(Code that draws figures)
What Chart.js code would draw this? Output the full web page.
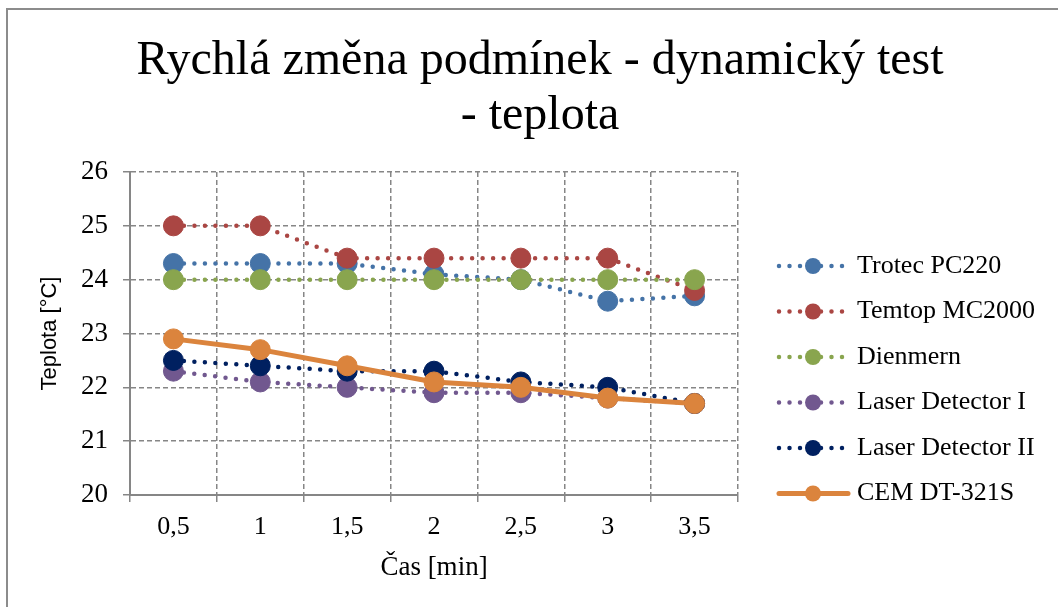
<!DOCTYPE html>
<html>
<head>
<meta charset="utf-8">
<script src="https://cdn.jsdelivr.net/npm/chart.js@4.4.1/dist/chart.umd.min.js"></script>
<style>
  body { margin: 0; background: #fff; }
  #wrap { width: 1058px; height: 607px; }
</style>
</head>
<body>
<div id="wrap"><canvas id="chart"></canvas></div>
<script>
// --- data ---
const categories = ['0,5', '1', '1,5', '2', '2,5', '3', '3,5'];
const trotec    = [24.3, 24.3, 24.3, 24.1, 24.0, 23.6, 23.7];
const temtop    = [25.0, 25.0, 24.4, 24.4, 24.4, 24.4, 23.8];
const dienmern  = [24.0, 24.0, 24.0, 24.0, 24.0, 24.0, 24.0];
const laser1    = [22.3, 22.1, 22.0, 21.9, 21.9, 21.8, 21.7];
const laser2    = [22.5, 22.4, 22.3, 22.3, 22.1, 22.0, 21.7];
const cem       = [22.9, 22.7, 22.4, 22.1, 22.0, 21.8, 21.7];

const yTicks = { min: 20, max: 26, step: 1 };

const GRID = '#868686';
const SERIF = "'Liberation Serif', 'Times New Roman', serif";

function series(label, values, color, dotted, idx) {
    return {
        label: label,
        data: values,
        borderColor: color,
        backgroundColor: color,
        pointBackgroundColor: color,
        pointBorderColor: color,
        pointBorderWidth: 1,
        pointRadius: 10,
        pointHoverRadius: 10,
        borderWidth: dotted ? 4.5 : 5,
        borderDash: dotted ? [0, 10.5] : [],
        borderCapStyle: 'round',
        borderJoinStyle: 'round',
        tension: 0,
        fill: false,
        dotted: dotted,
        order: 10 - idx // later series drawn on top, like Excel
    };
}

const datasets = [
    series('Trotec PC220', trotec, '#4573a7', true, 0),
    series('Temtop MC2000', temtop, '#aa4643', true, 1),
    series('Dienmern', dienmern, '#89a54e', true, 2),
    series('Laser Detector I', laser1, '#71588f', true, 3),
    series('Laser Detector II', laser2, '#002060', true, 4),
    series('CEM DT-321S', cem, '#db843d', false, 5)
];

// frame lines + white background
const framePlugin = {
    id: 'frame',
    beforeDraw(chart) {
        const ctx = chart.ctx;
        ctx.save();
        ctx.fillStyle = '#fff';
        ctx.fillRect(0, 0, chart.width, chart.height);
        ctx.strokeStyle = '#8c8c8c';
        ctx.lineWidth = 2;
        ctx.beginPath();
        ctx.moveTo(7, chart.height);
        ctx.lineTo(7, 9);
        ctx.lineTo(chart.width, 9);
        ctx.stroke();
        ctx.restore();
    }
};

// legend drawn by hand: dotted line with marker, like Excel
const legendPlugin = {
    id: 'xlLegend',
    afterDraw(chart) {
        const ctx = chart.ctx;
        const x0 = 779, x1 = 848, mx = 813, tx = 857;
        let y = 266;
        chart.data.datasets.forEach(ds => {
            ctx.save();
            ctx.strokeStyle = ds.borderColor;
            ctx.lineWidth = ds.borderWidth;
            ctx.lineCap = 'round';
            ctx.setLineDash(ds.dotted ? [0, 10.5] : []);
            ctx.beginPath();
            ctx.moveTo(x0, y);
            ctx.lineTo(x1, y);
            ctx.stroke();
            ctx.setLineDash([]);
            ctx.fillStyle = ds.borderColor;
            ctx.beginPath();
            ctx.arc(mx, y, 8, 0, Math.PI * 2);
            ctx.fill();
            ctx.fillStyle = '#000';
            ctx.font = '26px ' + SERIF;
            ctx.textBaseline = 'middle';
            ctx.textAlign = 'left';
            ctx.fillText(ds.label, tx, y);
            ctx.restore();
            y += 45.5;
        });
    }
};

const ctx = document.getElementById('chart').getContext('2d');
new Chart(ctx, {
    type: 'line',
    data: { labels: categories, datasets: datasets },
    plugins: [framePlugin, legendPlugin],
    options: {
        responsive: true,
        maintainAspectRatio: false,
        animation: false,
        events: [],
        layout: { padding: { left: 22, right: 0, top: 0, bottom: 0 } },
        plugins: {
            legend: { display: false },
            tooltip: { enabled: false },
            title: {
                display: true,
                text: ['Rychlá změna podmínek - dynamický test', '- teplota'],
                color: '#000',
                font: { family: SERIF, size: 48, weight: 'normal', lineHeight: 1.15 },
                padding: { top: 34, bottom: 27.6 }
            }
        },
        scales: {
            x: {
                type: 'category',
                offset: true,
                grid: {
                    offset: true,
                    color: GRID,
                    lineWidth: 1.5,
                    tickLength: 7,
                    tickColor: GRID,
                    tickWidth: 1.5,
                    tickBorderDash: []
                },
                border: { display: true, color: GRID, width: 2, dash: [5, 3] },
                ticks: { color: '#000', font: { family: SERIF, size: 26 }, padding: 10, maxRotation: 0 },
                title: {
                    display: true,
                    text: 'Čas [min]',
                    color: '#000',
                    font: { family: SERIF, size: 27 },
                    padding: { top: 0, bottom: 23 }
                },
                afterFit(scale) { scale.height = 112; }
            },
            y: {
                min: yTicks.min,
                max: yTicks.max,
                grid: {
                    color: GRID,
                    lineWidth: 1.5,
                    tickLength: 7,
                    tickColor: GRID,
                    tickWidth: 1.5,
                    tickBorderDash: []
                },
                border: { display: true, color: GRID, width: 2, dash: [5, 3] },
                ticks: { stepSize: yTicks.step, color: '#000', font: { family: SERIF, size: 27 }, padding: 15 },
                title: {
                    display: true,
                    text: 'Teplota [°C]',
                    color: '#000',
                    font: { family: "'Liberation Sans', Arial, sans-serif", size: 22 },
                    padding: { top: 15, bottom: 0 }
                },
                afterFit(scale) { scale.width = 108; }
            },
            legendSpace: {
                type: 'linear',
                position: 'right',
                display: true,
                grid: { display: false, drawTicks: false },
                border: { display: false },
                ticks: { display: false },
                afterFit(scale) { scale.width = 320; }
            }
        }
    }
});
</script>
</body>
</html>
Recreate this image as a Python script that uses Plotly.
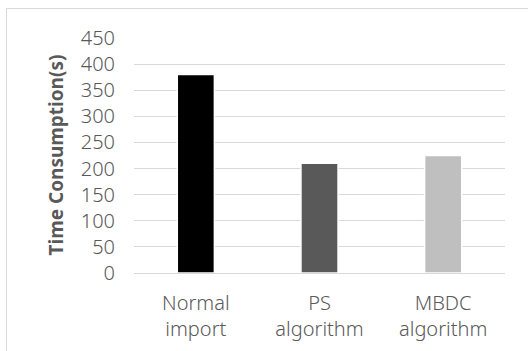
import plotly.graph_objects as go

categories = ["Normal<br>import", "PS<br>algorithm", "MBDC<br>algorithm"]
values = [380, 210, 225]
colors = ["#000000", "#595959", "#bfbfbf"]
y_ticks = [0, 50, 100, 150, 200, 250, 300, 350, 400, 450]

W, H = 528, 351
L, R, T, B = 134, 23, 38, 78
pw, ph = W - L - R, H - T - B

fig = go.Figure(go.Bar(
    x=categories, y=values,
    marker=dict(color=colors, line=dict(color="white", width=1.5)),
))

font_fam = "Noto Sans"
fig.update_layout(
    width=W, height=H,
    margin=dict(l=L, r=R, t=T, b=B, autoexpand=False),
    paper_bgcolor="white", plot_bgcolor="white",
    bargap=0.7,
    showlegend=False,
    font=dict(family=font_fam, color="#595959"),
    xaxis=dict(
        tickfont=dict(size=20, family=font_fam, color="#595959", weight=300),
        showgrid=False, showline=True, linecolor="#d9d9d9", linewidth=1,
        ticks="", ticklabelstandoff=12, automargin=False,
    ),
    yaxis=dict(
        range=[0, 450], tickvals=y_ticks,
        tickfont=dict(size=20, family=font_fam, color="#595959", weight=300),
        showgrid=True, gridcolor="#d9d9d9", gridwidth=1,
        zeroline=False, showline=False, ticks="", ticklabelstandoff=18,
        automargin=False,
    ),
    annotations=[dict(
        text="<b>Time Consumption(s)</b>", textangle=-90,
        xref="paper", yref="paper", x=(55 - L) / pw, y=0.5,
        xanchor="center", yanchor="middle", showarrow=False,
        font=dict(size=19, family=font_fam, color="#595959"),
    )],
    shapes=[
        dict(type="line", xref="paper", yref="paper",
             x0=(6.5 - L) / pw, x1=(6.5 - L) / pw, y0=-1, y1=(H - B - 8.5) / ph,
             line=dict(color="#d9d9d9", width=1)),
        dict(type="line", xref="paper", yref="paper",
             x0=(6.5 - L) / pw, x1=2, y0=(H - B - 8.5) / ph, y1=(H - B - 8.5) / ph,
             line=dict(color="#d9d9d9", width=1)),
    ],
)

fig.write_html("out.html", config={"displayModeBar": False},
               post_script="document.body.style.margin='0';")
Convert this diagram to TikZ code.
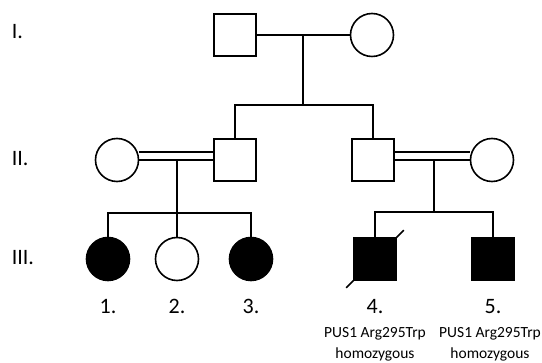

Short task ▸ Using the material above, copy every line in which the string "this" occurs.

Task result ▸
What Chart.js code would draw this? Output the full web page.
Recreate this image as a Python script that uses Plotly.
Convert this diagram to TikZ code.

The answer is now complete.